The majority of our commentary about this evaluation was reflective of the how of the evaluations themselves, but I will do my best to distill the site-relevant stuff back to you.
Too much trivia. Look, I love trivia. And movie buffs love trivia. But, and this is a question that deserves a meta post all its own, is that who we want here? Do we want movie trivia people or do we want those people who love the art of movies? Do we want Comic Book Guy telling us that Star Wars Ep.3 is the Worst. Ever... Or do we want the next Roger Ebert, James Berardinelli, and Laura Mulvey to be finding their voices here? Perhaps I’m being extremist, but my point remains the same: who is your audience? You all MUST figure this out, because this site feels undecided until you do.
Not enough analysis. This goes pretty much hand-in-hand with the above. We’re seeing what we feel are pretty surface-level questions about various film and TV works. This is really saddening to me, because shows like Buffy the Vampire Slayer or Battlestar Galactica (2005) or even films like The Artist and Marvel’s The Avengers have deeper, meaningful questions that can be asked, from mise en scene questions to purely character-motivation and storyline impact questions. Yes, Stack Exchange is not a discussion forum -- but multiple perspectives that are supported with evidence are perfectly acceptable and useful. We want to see either better curation of the content -- strive for better, more thoughtful questions! -- or a stronger push for analytical content.
Traffic. Perhaps the least of our worries, but M&TV’s traffic is fairly flat and we’re seeing a loss of user engagement. The latter, specifically, is what worries us. We believe that the lack of really engaging content is driving away potential contributors. This is the crux of all our concerns. We are confident that addressing the above two issues will help resolve this one.

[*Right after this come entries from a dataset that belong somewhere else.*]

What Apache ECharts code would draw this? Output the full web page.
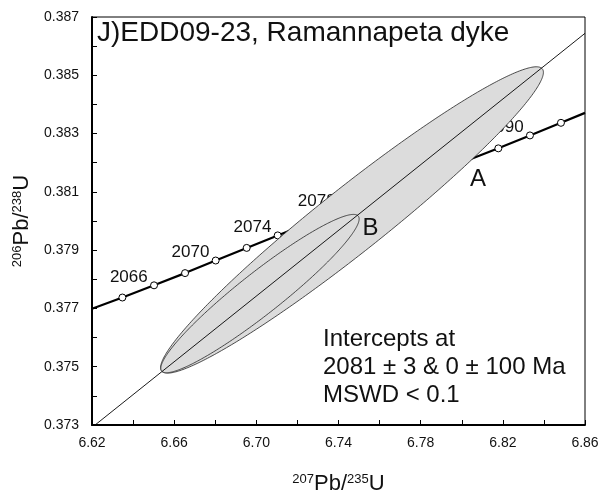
<!DOCTYPE html>
<html><head><meta charset="utf-8">
<script src="https://cdn.jsdelivr.net/npm/echarts@6/dist/echarts.min.js"></script>
<style>html,body{margin:0;padding:0;background:#fff}#c{width:609px;height:500px}</style>
</head><body><div id="c"></div>
<script>
// ---- data ----
const xTicks = [6.62, 6.66, 6.70, 6.74, 6.78, 6.82, 6.86];
const yTicks = [0.373, 0.375, 0.377, 0.379, 0.381, 0.383, 0.385, 0.387];

// concordia curve points (age in Ma; null = curve continuing to frame edge)
const concordiaAges = [null, 2064, 2066, 2068, 2070, 2072, 2074, 2078, 2088, 2090, 2092, null];
const concordiaX    = [6.6200, 6.6348, 6.6502, 6.6653, 6.6802, 6.6953, 6.7104, 6.7417, 6.8178, 6.8332, 6.8483, 6.8600];
const concordiaY    = [0.37699, 0.377374, 0.377793, 0.378212, 0.378644, 0.379077, 0.379506, 0.380395, 0.382493, 0.382936, 0.383369, 0.38371];
const labeledAges   = [2066, 2070, 2074, 2078, 2090];

// discordia (regression line) end points
const discordiaX = [6.6215, 6.8600];
const discordiaY = [0.3730, 0.38644];

// error ellipses: centre, half-widths, correlation
const ellipseNames = ['A', 'B'];
const ellipseX   = [6.74657, 6.70178];
const ellipseSX  = [0.09318, 0.04827];
const ellipseY   = [0.380036, 0.37751];
const ellipseSY  = [0.005256, 0.002716];
const ellipseRho = [0.9634, 0.9427];

const titleText = 'J)EDD09-23, Ramannapeta dyke';
const interceptLines = ['Intercepts at', '2081 \u00b1 3 & 0 \u00b1 100 Ma', 'MSWD < 0.1'];

// ---- chart ----
const FONT = 'Liberation Sans, Arial, sans-serif';
const TXT = '#111';
const chart = echarts.init(document.getElementById('c'), null, {renderer: 'canvas'});

const concData = concordiaAges.map((age, i) => ({
  value: [concordiaX[i], concordiaY[i]],
  name: age == null ? '' : String(age),
  symbol: age == null ? 'none' : 'circle',
  label: {show: labeledAges.includes(age)}
}));

function axisCommon(ticks, digits, margin) {
  return {
    type: 'value',
    min: ticks[0],
    max: ticks[ticks.length - 1],
    interval: +(ticks[1] - ticks[0]).toFixed(6),
    axisLine: {show: true, onZero: false, lineStyle: {color: '#000', width: 2}},
    axisTick: {show: true, inside: true, length: 5, lineStyle: {color: '#000', width: 1}},
    minorTick: {show: true, splitNumber: 2, length: 5, lineStyle: {color: '#000', width: 1}},
    splitLine: {show: false},
    minorSplitLine: {show: false},
    axisLabel: {formatter: v => v.toFixed(digits), margin: margin, fontSize: 14,
      fontFamily: FONT, color: TXT, hideOverlap: false, showMinLabel: true, showMaxLabel: true},
    nameLocation: 'middle'
  };
}

const richName = {
  m: {fontSize: 22, fontFamily: FONT, color: TXT, lineHeight: 22},
  s: {fontSize: 13, fontFamily: FONT, color: TXT, verticalAlign: 'top', lineHeight: 13}
};

const option = {
  animation: false,
  backgroundColor: '#fff',
  grid: {left: 92, right: 24, top: 17, bottom: 72, show: true, borderColor: '#000', borderWidth: 1},
  xAxis: Object.assign(axisCommon(xTicks, 2, 11), {
    name: '{s|207}{m|Pb/}{s|235}{m|U}', nameGap: 48,
    nameTextStyle: {rich: richName}
  }),
  yAxis: Object.assign(axisCommon(yTicks, 3, 13), {
    name: '{s|206}{m|Pb/}{s|238}{m|U}', nameGap: 58, nameRotate: 90,
    nameTextStyle: {rich: richName}
  }),
  series: [
    {
      type: 'line', z: 2, data: concData,
      symbolSize: 7,
      itemStyle: {color: '#fff', borderColor: '#000', borderWidth: 1},
      lineStyle: {color: '#000', width: 2.2},
      label: {position: [-2.3, -4.1], align: 'right', verticalAlign: 'middle',
        formatter: p => p.name, fontSize: 17, fontFamily: FONT, color: TXT},
      emphasis: {disabled: true}, silent: true
    },
    {
      type: 'custom', z: 3, silent: true,
      data: ellipseNames.map((n, i) => [i]),
      renderItem: function (params, api) {
        const i = params.dataIndex;
        const pts = [];
        const k = Math.sqrt(1 - ellipseRho[i] * ellipseRho[i]);
        for (let j = 0; j < 360; j++) {
          const t = j / 360 * Math.PI * 2;
          const dx = ellipseSX[i] * Math.cos(t);
          const dy = ellipseSY[i] * (ellipseRho[i] * Math.cos(t) + k * Math.sin(t));
          pts.push(api.coord([ellipseX[i] + dx, ellipseY[i] + dy]));
        }
        return {type: 'polygon', shape: {points: pts},
          style: {fill: '#dcdcdc', stroke: '#222', lineWidth: 0.8}};
      }
    },
    {
      type: 'line', z: 4, silent: true, symbol: 'none',
      data: discordiaX.map((x, i) => [x, discordiaY[i]]),
      lineStyle: {color: '#000', width: 0.9}
    }
  ],
  graphic: [
    {type: 'text', x: 97, y: 33.5, z: 10,
      style: {text: titleText, font: '28px ' + FONT, fill: TXT, align: 'left', verticalAlign: 'middle'}},
    {type: 'text', x: 478, y: 179, z: 10,
      style: {text: ellipseNames[0], font: '24px ' + FONT, fill: TXT, align: 'center', verticalAlign: 'middle'}},
    {type: 'text', x: 370.5, y: 228.5, z: 10,
      style: {text: ellipseNames[1], font: '24px ' + FONT, fill: TXT, align: 'center', verticalAlign: 'middle'}},
    {type: 'text', x: 323, y: 367, z: 10,
      style: {text: interceptLines.join('\n'), font: '24px ' + FONT, lineHeight: 28, fill: TXT, align: 'left', verticalAlign: 'middle'}}
  ]
};
chart.setOption(option);
</script></body></html>
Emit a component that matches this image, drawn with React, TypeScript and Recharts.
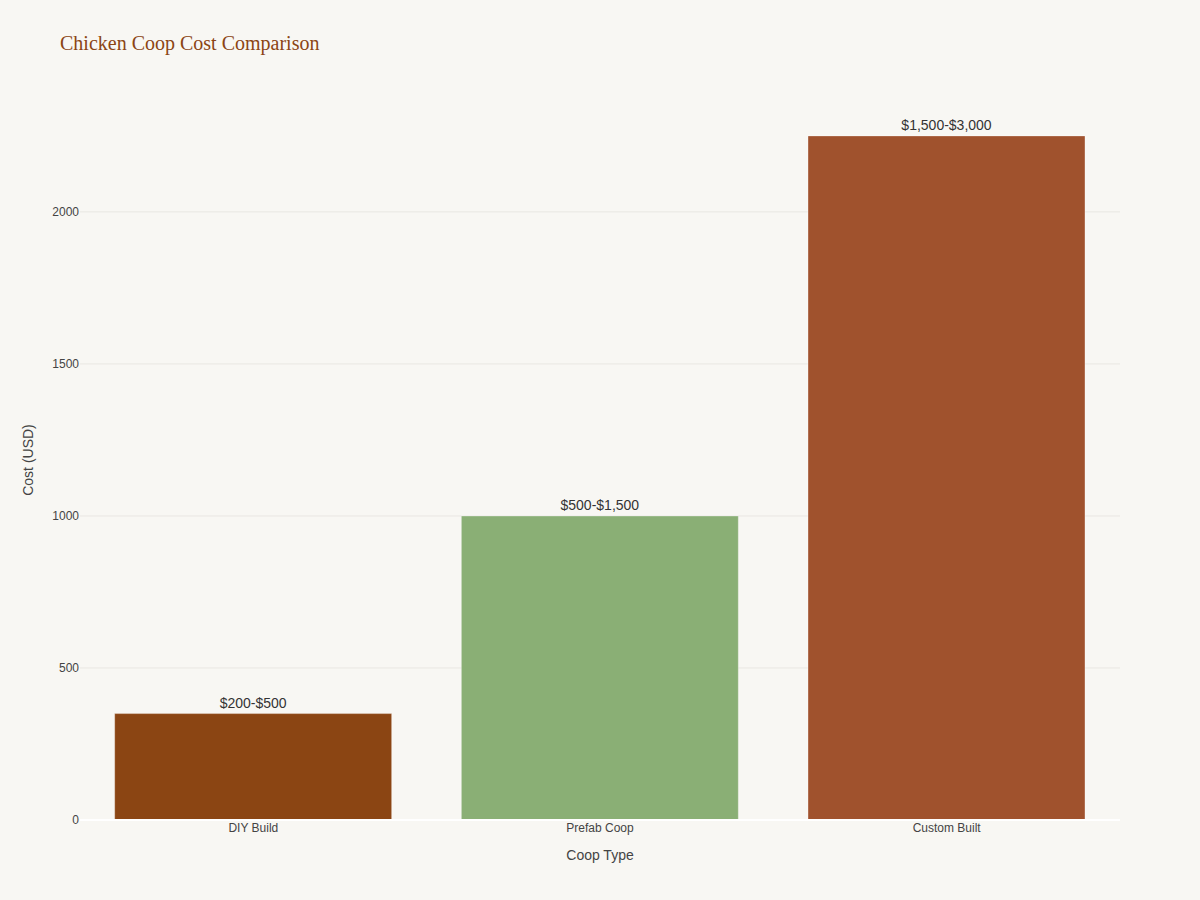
import React from 'react';
import {
  BarChart,
  Bar,
  XAxis,
  YAxis,
  CartesianGrid,
  ReferenceLine,
  LabelList,
  Cell,
} from 'recharts';

const coopTypes = ['DIY Build', 'Prefab Coop', 'Custom Built'];
const midCosts = [350, 1000, 2250];
const costRanges = ['$200-$500', '$500-$1,500', '$1,500-$3,000'];
const barColors = ['#8B4513', '#8AAF75', '#A0522D'];
const yTicks = [0, 500, 1000, 1500, 2000];

const data = coopTypes.map((type, i) => ({
  type,
  cost: midCosts[i],
  range: costRanges[i],
}));

const tickStyle = { fontFamily: '"Liberation Sans", Arial, sans-serif', fontSize: 12, fill: '#444' };

const App: React.FC = () => {
  return (
    <div
      style={{
        position: 'fixed',
        top: 0,
        left: 0,
        width: 1200,
        height: 900,
        background: '#f8f7f3',
      }}
    >
      <div
        style={{
          position: 'absolute',
          left: 60,
          top: 29,
          fontFamily: '"Liberation Serif", "Times New Roman", serif',
          fontSize: 20,
          color: '#8B4513',
          lineHeight: '28px',
        }}
      >
        Chicken Coop Cost Comparison
      </div>
      <BarChart
        width={1200}
        height={900}
        data={data}
        margin={{ top: 100, right: 80, bottom: 20, left: 0 }}
        barCategoryGap="10%"
      >
        <CartesianGrid
          vertical={false}
          horizontalValues={yTicks.slice(1)}
          stroke="#e9e7e2"
          strokeWidth={1}
        />
        <XAxis
          dataKey="type"
          height={60}
          tickLine={false}
          tickSize={0}
          axisLine={false}
          tick={tickStyle}
          tickMargin={3}
          label={{
            value: 'Coop Type',
            position: 'insideBottom',
            offset: 20,
            style: { fontFamily: '"Liberation Sans", Arial, sans-serif', fontSize: 14, fill: '#444' },
          }}
        />
        <YAxis
          width={80}
          domain={[0, 2368]}
          ticks={yTicks}
          tickLine={false}
          tickSize={0}
          axisLine={false}
          tick={tickStyle}
          tickMargin={1}
          label={{
            value: 'Cost (USD)',
            angle: -90,
            position: 'insideLeft',
            offset: 28,
            style: {
              textAnchor: 'middle',
              fontFamily: '"Liberation Sans", Arial, sans-serif',
              fontSize: 14,
              fill: '#444',
            },
          }}
        />
        <ReferenceLine y={0} stroke="#ffffff" strokeWidth={2} />
        <Bar dataKey="cost" isAnimationActive={false} stroke="#ffffff" strokeOpacity={0.35} strokeWidth={1}>
          {data.map((d, i) => (
            <Cell key={d.type} fill={barColors[i]} />
          ))}
          <LabelList
            dataKey="range"
            position="top"
            offset={6}
            style={{ fontFamily: '"Liberation Sans", Arial, sans-serif', fontSize: 14, fill: '#333' }}
          />
        </Bar>
      </BarChart>
    </div>
  );
};

export default App;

Again, thank you so much for your participation in the self-evaluation. I hope that the feedback is useful to you in deciding where to focus your efforts, whether they take the form of meta posts, chat discussions, more critiquing/edits/flagging/closing, and/or FAQ improvements. There will be more evaluations coming, so you'll have a chance to examine your progress and work towards reaching your full potential.